The recession of the 1970s meant my dad was laid off from his job at Ford Motor Company. He worked for the farmer in exchange for rent on the land where we parked our trailer in the middle of a cow pasture. He and my mom were in the final stage of their move when the accident happened that took her life. While trying to move her horse, she found herself beneath it. Stepping on her head, the horse crushed her skull. After my mother’s funeral, my grandparents moved from Alaska to Missouri, and into the single-wide trailer to help care for my brother, and me.
I suppose after my grandparents moved in with us, I returned to school. I don’t recall a single day in class or anything I learned. I remember being sick and my grandmother trying to comfort me and I remember when she gave me a doll that belonged to my mother. The nine to twelve months after my mother’s death seem mostly erased from my memory.
I don’t know when my dad started dating, but nine months after my mom’s death, he remarried. Again, I was confused. The adults in my life never considered helping me understand the monumental events and decisions impacting my life.
2025 Reflections
“Give it to God and let Him fix it” was the cry from the pulpit in the churches we attended. Those suffering were too embarrassed or afraid to appear weak in their faith. As I began to express my grief, I was silenced by most of the adults in my life. All reminders of my mother were removed from our home, and we were not allowed to speak her name.
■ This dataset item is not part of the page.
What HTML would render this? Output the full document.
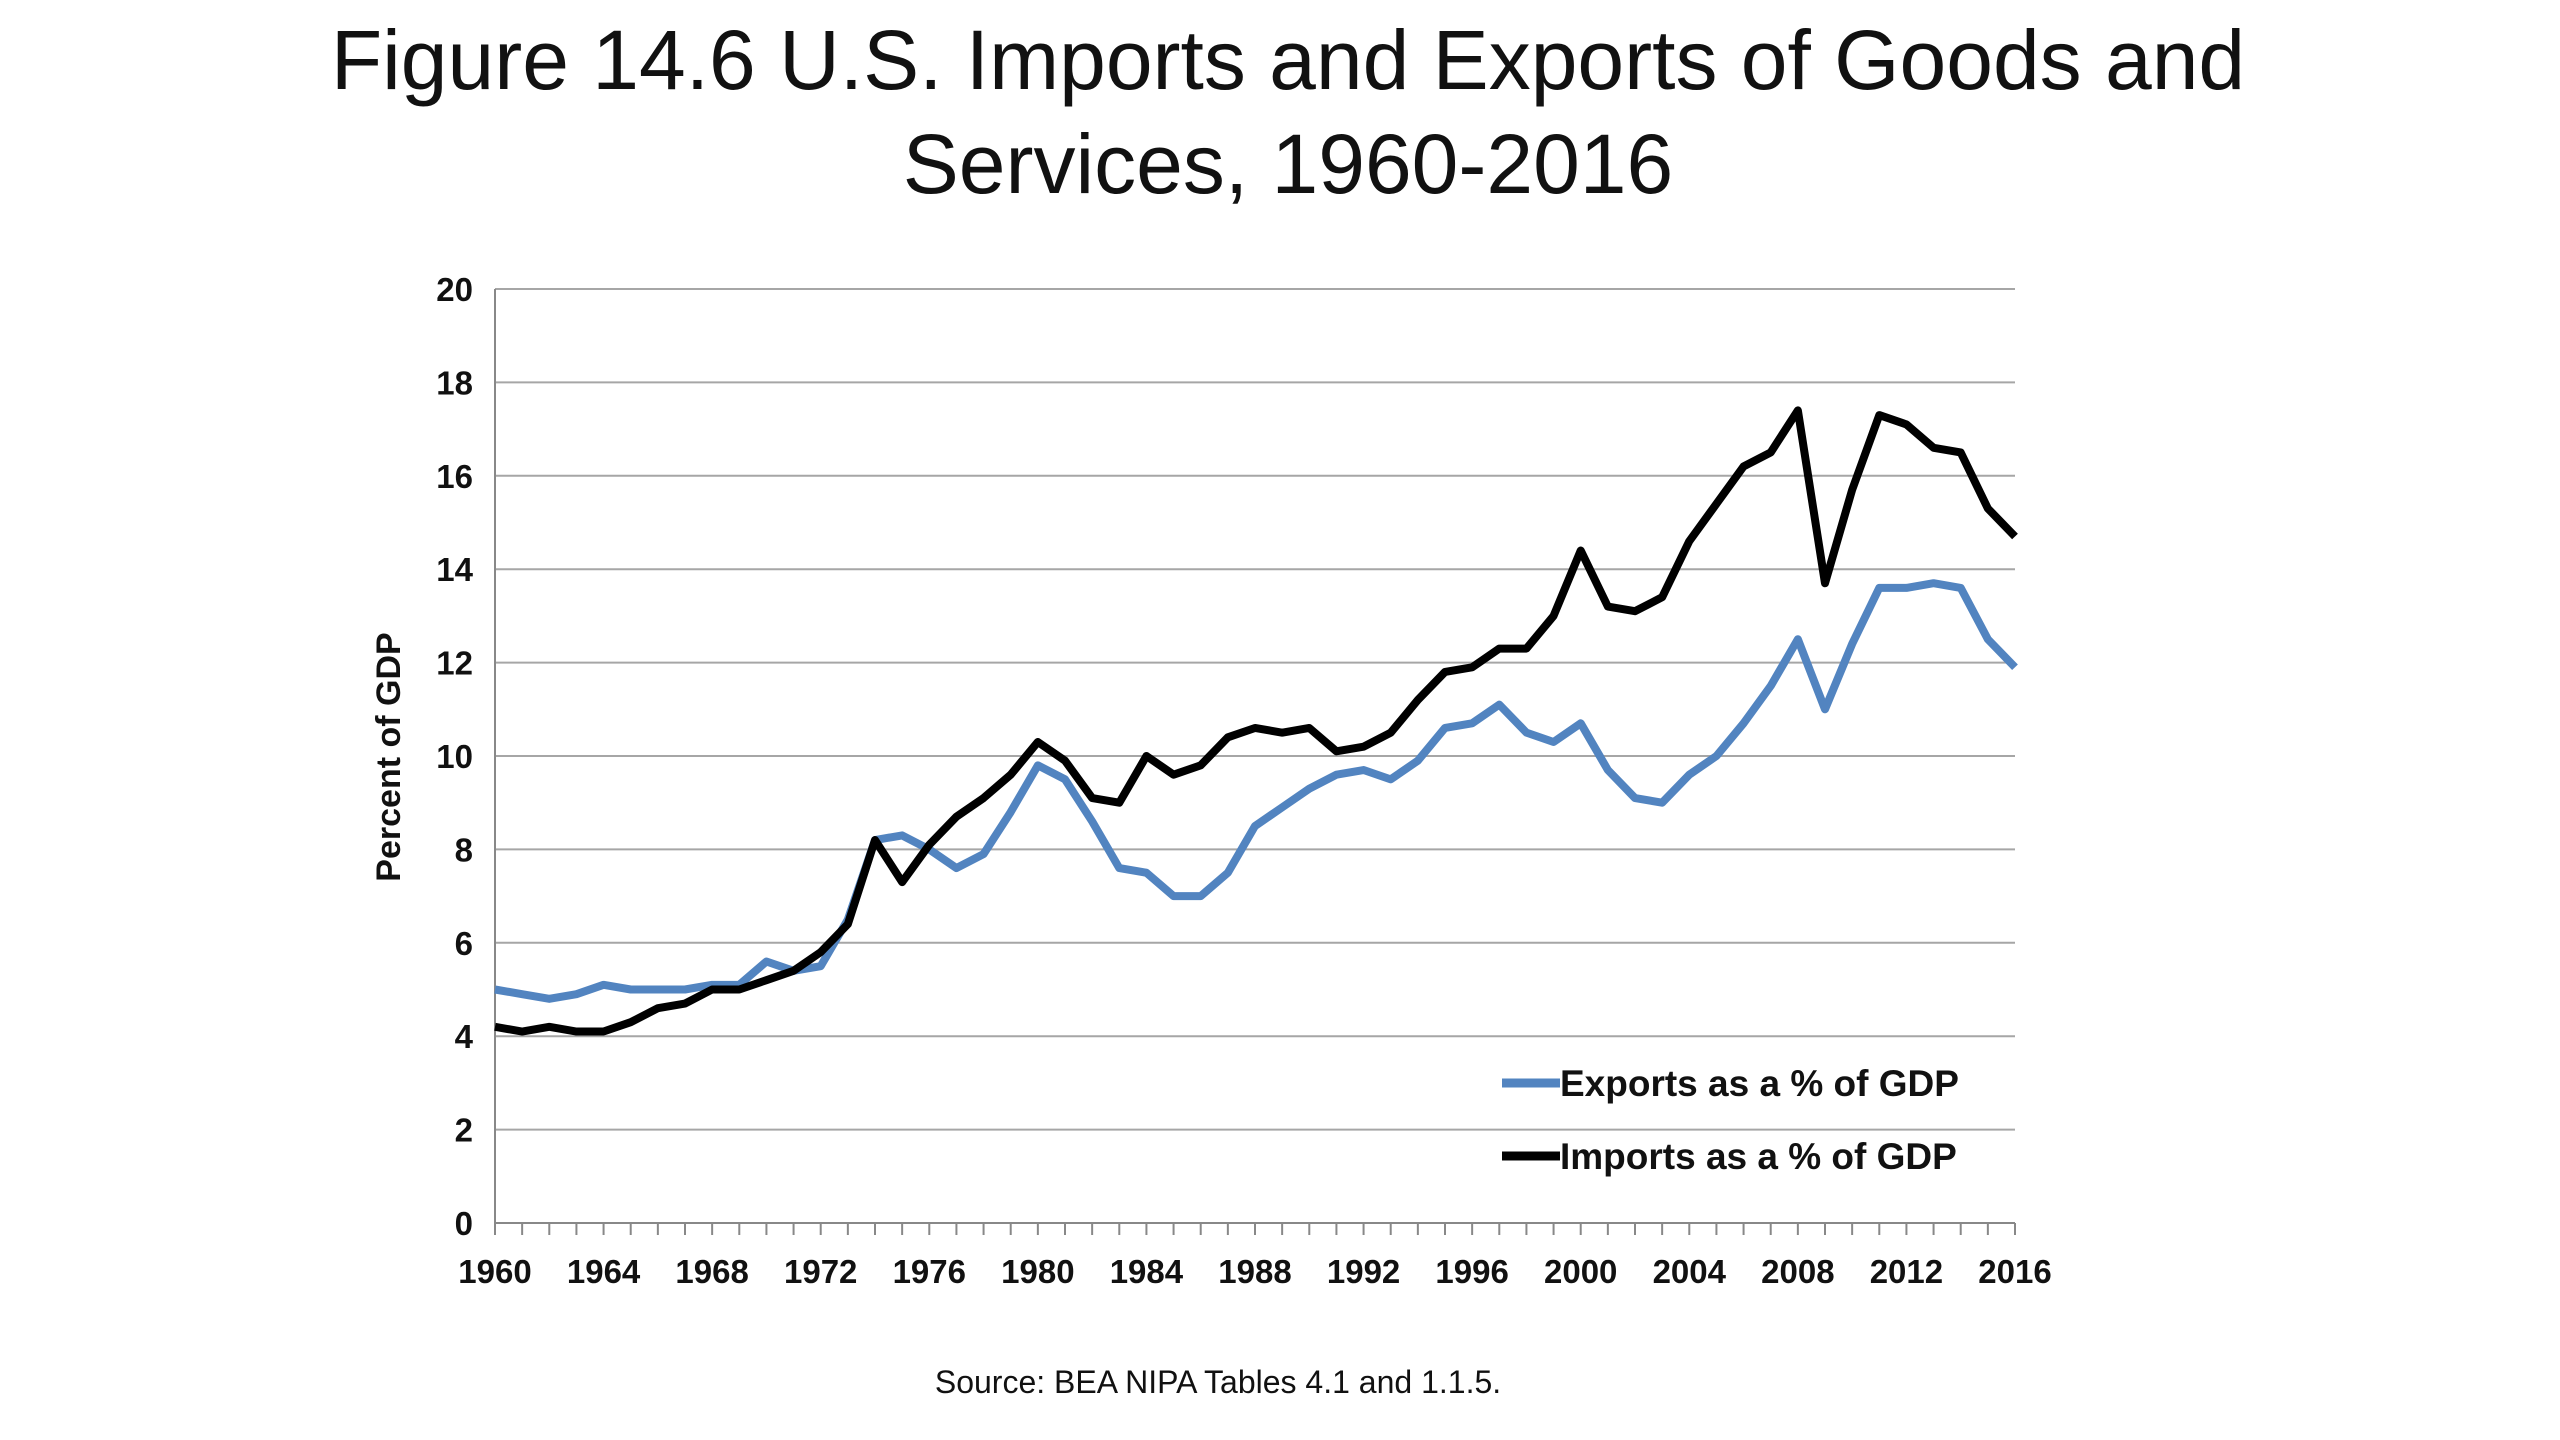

If a church denies the basic needs of members, including physical, emotional, and psychological needs, and even goes so far as to imply that those needs are a lack of faith, then the church is an abuse of power and not at all like Jesus. In the years after our mother’s death, our family would have greatly benefited from the counseling of licensed professionals instead of being discouraged and taught that seeking help was sinful and a lack of faith.
Final Thoughts
When my son passed away in 2008, the Church of the Brethren Congregation where Mike and I attended, embraced us. In the months following Josh’s death, many people within the church experienced the loss of a family member. The ratio of loss became so consequential in our small congregation, that our pastor invited a counselor from Lutheran Family Services to hold group meetings where she led us through valuable discussions and taught us how to work through the layers of our grief. This response was such a contrast to the churches of my childhood.
Churches, by nature, are in a position to be of great help to people who are suffering. To minister to the needs of others is the calling of all Christians. When a church is more concerned with outward displays and political leanings than ministering to individual needs, it’s not fulfilling its calling. Truly ministering to others means getting dirty in the trenches like Jesus did.